*Task*. Copy out all of the data exactly as it appears.

*Data for this exercise*.

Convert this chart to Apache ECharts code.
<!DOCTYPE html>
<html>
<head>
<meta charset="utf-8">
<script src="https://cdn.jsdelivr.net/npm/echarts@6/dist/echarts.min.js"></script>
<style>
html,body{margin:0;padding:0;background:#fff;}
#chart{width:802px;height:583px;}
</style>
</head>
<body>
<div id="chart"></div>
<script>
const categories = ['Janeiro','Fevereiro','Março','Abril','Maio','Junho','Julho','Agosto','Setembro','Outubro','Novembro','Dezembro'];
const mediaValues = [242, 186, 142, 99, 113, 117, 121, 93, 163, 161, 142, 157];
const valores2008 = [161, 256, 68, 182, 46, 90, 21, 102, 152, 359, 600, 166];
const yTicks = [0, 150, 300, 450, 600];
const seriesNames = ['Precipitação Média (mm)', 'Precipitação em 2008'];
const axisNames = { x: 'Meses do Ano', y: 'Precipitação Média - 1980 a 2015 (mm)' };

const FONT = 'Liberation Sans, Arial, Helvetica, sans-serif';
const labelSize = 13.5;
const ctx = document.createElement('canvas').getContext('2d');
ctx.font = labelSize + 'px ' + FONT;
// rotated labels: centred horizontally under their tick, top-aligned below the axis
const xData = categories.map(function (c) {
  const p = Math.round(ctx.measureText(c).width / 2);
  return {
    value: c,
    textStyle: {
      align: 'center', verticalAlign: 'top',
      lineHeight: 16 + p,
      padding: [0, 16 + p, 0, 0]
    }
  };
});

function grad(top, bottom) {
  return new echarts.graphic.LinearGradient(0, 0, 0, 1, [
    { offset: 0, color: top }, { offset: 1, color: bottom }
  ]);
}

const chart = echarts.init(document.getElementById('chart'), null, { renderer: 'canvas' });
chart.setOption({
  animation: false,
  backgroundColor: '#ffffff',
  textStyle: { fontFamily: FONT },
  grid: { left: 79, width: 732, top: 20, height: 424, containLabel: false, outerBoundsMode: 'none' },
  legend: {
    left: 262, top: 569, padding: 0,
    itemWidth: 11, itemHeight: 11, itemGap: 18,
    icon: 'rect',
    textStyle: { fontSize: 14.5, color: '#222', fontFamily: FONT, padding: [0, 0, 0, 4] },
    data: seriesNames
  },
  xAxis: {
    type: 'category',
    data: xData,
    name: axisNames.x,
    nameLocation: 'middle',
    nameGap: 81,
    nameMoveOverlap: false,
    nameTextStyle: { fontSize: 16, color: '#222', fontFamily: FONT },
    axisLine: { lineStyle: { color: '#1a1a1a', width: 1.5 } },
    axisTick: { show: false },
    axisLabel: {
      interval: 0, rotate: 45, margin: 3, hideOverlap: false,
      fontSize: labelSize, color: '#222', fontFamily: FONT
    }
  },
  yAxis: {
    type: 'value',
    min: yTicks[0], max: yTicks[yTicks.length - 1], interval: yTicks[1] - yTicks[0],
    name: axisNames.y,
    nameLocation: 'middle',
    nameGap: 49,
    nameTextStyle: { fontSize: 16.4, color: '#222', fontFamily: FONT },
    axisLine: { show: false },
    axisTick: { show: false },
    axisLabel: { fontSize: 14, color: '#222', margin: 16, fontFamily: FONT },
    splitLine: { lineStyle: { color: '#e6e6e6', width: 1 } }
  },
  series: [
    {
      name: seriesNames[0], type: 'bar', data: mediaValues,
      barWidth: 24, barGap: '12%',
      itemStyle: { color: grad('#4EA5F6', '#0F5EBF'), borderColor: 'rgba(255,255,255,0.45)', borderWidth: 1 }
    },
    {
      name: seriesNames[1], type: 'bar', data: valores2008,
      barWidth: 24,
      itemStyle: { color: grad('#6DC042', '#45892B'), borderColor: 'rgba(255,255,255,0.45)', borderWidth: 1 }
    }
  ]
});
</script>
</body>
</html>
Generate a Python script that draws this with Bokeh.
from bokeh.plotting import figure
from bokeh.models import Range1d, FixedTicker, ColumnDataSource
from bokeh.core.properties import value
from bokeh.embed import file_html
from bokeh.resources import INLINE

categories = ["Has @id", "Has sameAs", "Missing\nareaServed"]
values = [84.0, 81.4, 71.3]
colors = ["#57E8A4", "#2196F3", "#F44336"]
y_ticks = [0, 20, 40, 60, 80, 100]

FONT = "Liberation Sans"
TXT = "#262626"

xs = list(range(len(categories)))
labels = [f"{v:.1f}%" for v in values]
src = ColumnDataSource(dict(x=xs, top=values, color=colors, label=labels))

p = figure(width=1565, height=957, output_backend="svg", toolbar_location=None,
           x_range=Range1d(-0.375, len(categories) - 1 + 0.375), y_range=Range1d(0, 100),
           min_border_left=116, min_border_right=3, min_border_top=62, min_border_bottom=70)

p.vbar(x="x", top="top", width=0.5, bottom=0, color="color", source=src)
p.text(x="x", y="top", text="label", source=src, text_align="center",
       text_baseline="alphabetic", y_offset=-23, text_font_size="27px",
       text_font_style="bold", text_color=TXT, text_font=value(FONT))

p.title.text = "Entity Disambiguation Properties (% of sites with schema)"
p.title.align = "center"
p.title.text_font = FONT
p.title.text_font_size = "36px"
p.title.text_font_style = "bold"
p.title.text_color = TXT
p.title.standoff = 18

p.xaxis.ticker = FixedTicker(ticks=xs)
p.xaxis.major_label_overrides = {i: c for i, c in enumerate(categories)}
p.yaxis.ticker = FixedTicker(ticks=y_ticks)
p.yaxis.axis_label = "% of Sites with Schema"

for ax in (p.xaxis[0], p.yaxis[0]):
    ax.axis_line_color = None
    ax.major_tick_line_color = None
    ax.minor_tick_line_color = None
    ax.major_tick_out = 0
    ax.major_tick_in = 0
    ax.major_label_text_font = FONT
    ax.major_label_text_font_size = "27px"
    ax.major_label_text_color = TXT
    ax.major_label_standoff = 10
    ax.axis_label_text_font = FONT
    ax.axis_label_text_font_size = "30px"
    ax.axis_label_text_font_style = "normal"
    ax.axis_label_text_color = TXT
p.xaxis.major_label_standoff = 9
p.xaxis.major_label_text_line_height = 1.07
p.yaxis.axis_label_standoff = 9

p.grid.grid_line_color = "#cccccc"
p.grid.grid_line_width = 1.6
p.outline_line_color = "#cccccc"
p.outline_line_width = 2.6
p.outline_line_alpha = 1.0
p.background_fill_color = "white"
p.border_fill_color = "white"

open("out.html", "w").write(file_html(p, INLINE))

*Result below*.
Convert this chart to Apache ECharts code.
<!DOCTYPE html>
<html>
<head>
<meta charset="utf-8">
<script src="https://cdn.jsdelivr.net/npm/echarts@6/dist/echarts.min.js"></script>
<style>
html,body{margin:0;padding:0;background:#fff;}
#chart{width:802px;height:583px;}
</style>
</head>
<body>
<div id="chart"></div>
<script>
const categories = ['Janeiro','Fevereiro','Março','Abril','Maio','Junho','Julho','Agosto','Setembro','Outubro','Novembro','Dezembro'];
const mediaValues = [242, 186, 142, 99, 113, 117, 121, 93, 163, 161, 142, 157];
const valores2008 = [161, 256, 68, 182, 46, 90, 21, 102, 152, 359, 600, 166];
const yTicks = [0, 150, 300, 450, 600];
const seriesNames = ['Precipitação Média (mm)', 'Precipitação em 2008'];
const axisNames = { x: 'Meses do Ano', y: 'Precipitação Média - 1980 a 2015 (mm)' };

const FONT = 'Liberation Sans, Arial, Helvetica, sans-serif';
const labelSize = 13.5;
const ctx = document.createElement('canvas').getContext('2d');
ctx.font = labelSize + 'px ' + FONT;
// rotated labels: centred horizontally under their tick, top-aligned below the axis
const xData = categories.map(function (c) {
  const p = Math.round(ctx.measureText(c).width / 2);
  return {
    value: c,
    textStyle: {
      align: 'center', verticalAlign: 'top',
      lineHeight: 16 + p,
      padding: [0, 16 + p, 0, 0]
    }
  };
});

function grad(top, bottom) {
  return new echarts.graphic.LinearGradient(0, 0, 0, 1, [
    { offset: 0, color: top }, { offset: 1, color: bottom }
  ]);
}

const chart = echarts.init(document.getElementById('chart'), null, { renderer: 'canvas' });
chart.setOption({
  animation: false,
  backgroundColor: '#ffffff',
  textStyle: { fontFamily: FONT },
  grid: { left: 79, width: 732, top: 20, height: 424, containLabel: false, outerBoundsMode: 'none' },
  legend: {
    left: 262, top: 569, padding: 0,
    itemWidth: 11, itemHeight: 11, itemGap: 18,
    icon: 'rect',
    textStyle: { fontSize: 14.5, color: '#222', fontFamily: FONT, padding: [0, 0, 0, 4] },
    data: seriesNames
  },
  xAxis: {
    type: 'category',
    data: xData,
    name: axisNames.x,
    nameLocation: 'middle',
    nameGap: 81,
    nameMoveOverlap: false,
    nameTextStyle: { fontSize: 16, color: '#222', fontFamily: FONT },
    axisLine: { lineStyle: { color: '#1a1a1a', width: 1.5 } },
    axisTick: { show: false },
    axisLabel: {
      interval: 0, rotate: 45, margin: 3, hideOverlap: false,
      fontSize: labelSize, color: '#222', fontFamily: FONT
    }
  },
  yAxis: {
    type: 'value',
    min: yTicks[0], max: yTicks[yTicks.length - 1], interval: yTicks[1] - yTicks[0],
    name: axisNames.y,
    nameLocation: 'middle',
    nameGap: 49,
    nameTextStyle: { fontSize: 16.4, color: '#222', fontFamily: FONT },
    axisLine: { show: false },
    axisTick: { show: false },
    axisLabel: { fontSize: 14, color: '#222', margin: 16, fontFamily: FONT },
    splitLine: { lineStyle: { color: '#e6e6e6', width: 1 } }
  },
  series: [
    {
      name: seriesNames[0], type: 'bar', data: mediaValues,
      barWidth: 24, barGap: '12%',
      itemStyle: { color: grad('#4EA5F6', '#0F5EBF'), borderColor: 'rgba(255,255,255,0.45)', borderWidth: 1 }
    },
    {
      name: seriesNames[1], type: 'bar', data: valores2008,
      barWidth: 24,
      itemStyle: { color: grad('#6DC042', '#45892B'), borderColor: 'rgba(255,255,255,0.45)', borderWidth: 1 }
    }
  ]
});
</script>
</body>
</html>
Generate a Python script that draws this with Bokeh.
from bokeh.plotting import figure
from bokeh.models import Range1d, FixedTicker, ColumnDataSource
from bokeh.core.properties import value
from bokeh.embed import file_html
from bokeh.resources import INLINE

categories = ["Has @id", "Has sameAs", "Missing\nareaServed"]
values = [84.0, 81.4, 71.3]
colors = ["#57E8A4", "#2196F3", "#F44336"]
y_ticks = [0, 20, 40, 60, 80, 100]

FONT = "Liberation Sans"
TXT = "#262626"

xs = list(range(len(categories)))
labels = [f"{v:.1f}%" for v in values]
src = ColumnDataSource(dict(x=xs, top=values, color=colors, label=labels))

p = figure(width=1565, height=957, output_backend="svg", toolbar_location=None,
           x_range=Range1d(-0.375, len(categories) - 1 + 0.375), y_range=Range1d(0, 100),
           min_border_left=116, min_border_right=3, min_border_top=62, min_border_bottom=70)

p.vbar(x="x", top="top", width=0.5, bottom=0, color="color", source=src)
p.text(x="x", y="top", text="label", source=src, text_align="center",
       text_baseline="alphabetic", y_offset=-23, text_font_size="27px",
       text_font_style="bold", text_color=TXT, text_font=value(FONT))

p.title.text = "Entity Disambiguation Properties (% of sites with schema)"
p.title.align = "center"
p.title.text_font = FONT
p.title.text_font_size = "36px"
p.title.text_font_style = "bold"
p.title.text_color = TXT
p.title.standoff = 18

p.xaxis.ticker = FixedTicker(ticks=xs)
p.xaxis.major_label_overrides = {i: c for i, c in enumerate(categories)}
p.yaxis.ticker = FixedTicker(ticks=y_ticks)
p.yaxis.axis_label = "% of Sites with Schema"

for ax in (p.xaxis[0], p.yaxis[0]):
    ax.axis_line_color = None
    ax.major_tick_line_color = None
    ax.minor_tick_line_color = None
    ax.major_tick_out = 0
    ax.major_tick_in = 0
    ax.major_label_text_font = FONT
    ax.major_label_text_font_size = "27px"
    ax.major_label_text_color = TXT
    ax.major_label_standoff = 10
    ax.axis_label_text_font = FONT
    ax.axis_label_text_font_size = "30px"
    ax.axis_label_text_font_style = "normal"
    ax.axis_label_text_color = TXT
p.xaxis.major_label_standoff = 9
p.xaxis.major_label_text_line_height = 1.07
p.yaxis.axis_label_standoff = 9

p.grid.grid_line_color = "#cccccc"
p.grid.grid_line_width = 1.6
p.outline_line_color = "#cccccc"
p.outline_line_width = 2.6
p.outline_line_alpha = 1.0
p.background_fill_color = "white"
p.border_fill_color = "white"

open("out.html", "w").write(file_html(p, INLINE))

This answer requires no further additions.